On s’entend, c’est habile. Et je crois que cela sera toujours vrai dans une très grande mesure. Mais est-ce qu’on peut imaginer, à terme, une certaine réduction dans les budgets marketing (frais de déplacement, hébergement, restaurations, etc.) pour les tournées de journalistes et influenceurs, afin d’en mettre un peu plus dans une stratégie d’influenceurs IA? Comme gestionnaire, je crois que la question est valide. Si l’expérience est concluante avec Emma, qu’est-ce qui empêche Germany Tourism de créer Jules, un homme dans la cinquantaine faisant partie de la communauté LGBTQ, ou encore Ahmed, à la tête d’une famille de 4 enfants, qui pourrait parler à une autre niche de clientèle. Je dis ça, je dis rien…
L’IA n’est pas forcément non-pertinente
Je vous avoue, j’ai un peu ri et souri quand j’ai lu certains des commentaires émis par des blogueurs et influenceurs sur la publication en référence, ci-dessus. « Quel intérêt de suivre un personnage artificiel, digne d’un cartoon, pour découvrir des bons restos », ou encore « si Emma suggère un endroit et s’excite pour les trucs à y faire, je me dis que c’est OK pour d’autres personnages IA, mais pas forcément pour moi, un humain ».
Quelle mauvaise foi, quand même!
Déjà, je pense qu’on n’a qu’à suivre la page d’Anne Kerdi pour voir et réaliser qu’il y a des trucs vraiment bien, des conseils et astuces qui peuvent être partagés par une IA, sans que ça pose problème, bien au contraire.
Et je crois que certains influenceurs risquent de se retrouver comme les pompiers qui s’arrosent eux-mêmes. C’est-à-dire qu’on va se pencher sur leur métier de créateur de contenu et d’influenceurs pour voir si les contenus y sont toujours pertinents, à la hauteur des contrats qui étaient en place, et pertinents (et générant des taux d’engagement) aux yeux des abonnés et voyageurs ciblés par des territoires qui ont initié des collaborations avec eux et elles. Vous savez quoi? Ce n’est pas toujours du joli.
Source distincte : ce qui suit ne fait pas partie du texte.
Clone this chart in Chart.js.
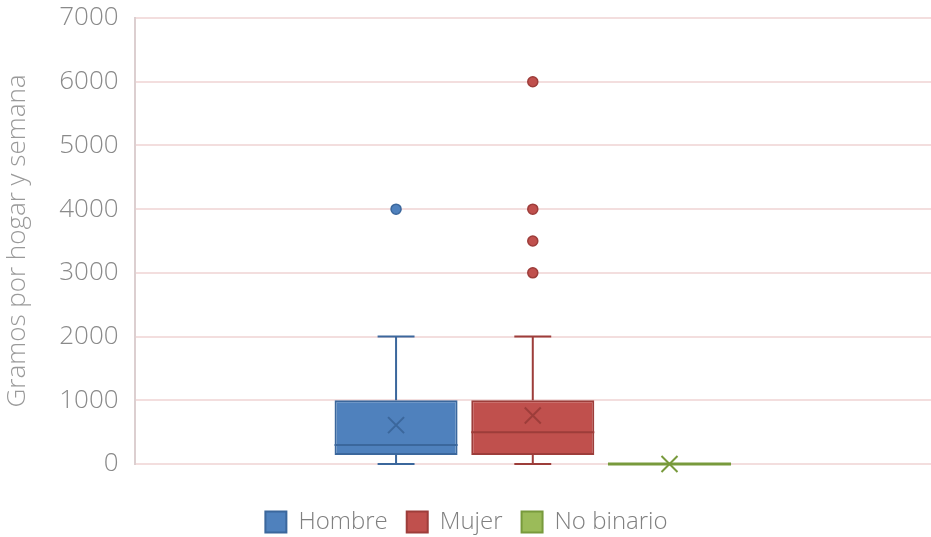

La quête d’authenticité, encore et toujours
Au fond, la vraie question qui émerge de cette polémique revient à la nature même des publications, des contenus qui seront partagés par Emma vis-à-vis des contenus d’influenceurs et ceux créés par une destination. Au final, les gens recherchent des informations utiles et concrètes pour mieux planifier leur séjour, découvrir ces pépites peu connues et avoir une expérience positive lors d’un prochain voyage. Est-ce que les contenus partagés par une foodie que l’on suit depuis plusieurs années sont plus pertinents que ceux qui seront partagés par Emma? Ils seront plus authentiques, certes. Mais la notion de pertinence, ou « utilité », est bien plus subjective.
Là où je me pose une question est sur comment seront perçus les contenus d’Emma par les moteurs de recherche comme Google. Cette dernière a récemment laissé savoir qu’elle pénaliserait les contenus générés par l’IA sur des sites web, dans les résultats de son moteur de recherche. Dans ce cas-ci, est-ce que le social search pour Germany Tourism risque d’avoir un impact négatif avec cette initiative? Permettez-moi d’en douter, mais je pose quand même la question bien naïvement…
Mieux vaut tester et ajuster… que d’attendre et d’être en retard!
Certaines critiques peuvent ainsi être justifiées, alors que d’autres jaillissent surtout d’une forme de résistance au changement. Je trouve que Germany Tourism a de l’audace de lancer cette initiative de manière aussi transparente. Il y aura certainement une période de rodage et d’ajustements, et j’ose imaginer qu’ils ont déjà prévu un calendrier d’action et de contenu, en parallèle avec les autres collaborations en cours avec leurs partenaires réguliers.
Nous serons bien sûr plusieurs à observer le cheminement d’Emma, tout comme on le fait avec Anne Kerdi (même si cette dernière n’est pas une collaboratrice officielle d’une organisation touristique, on s’entend). On lui souhaite bonne chance… et qui sait, peut-être aurons-nous le goût d’aller faire un tour en Bavière l’été prochain?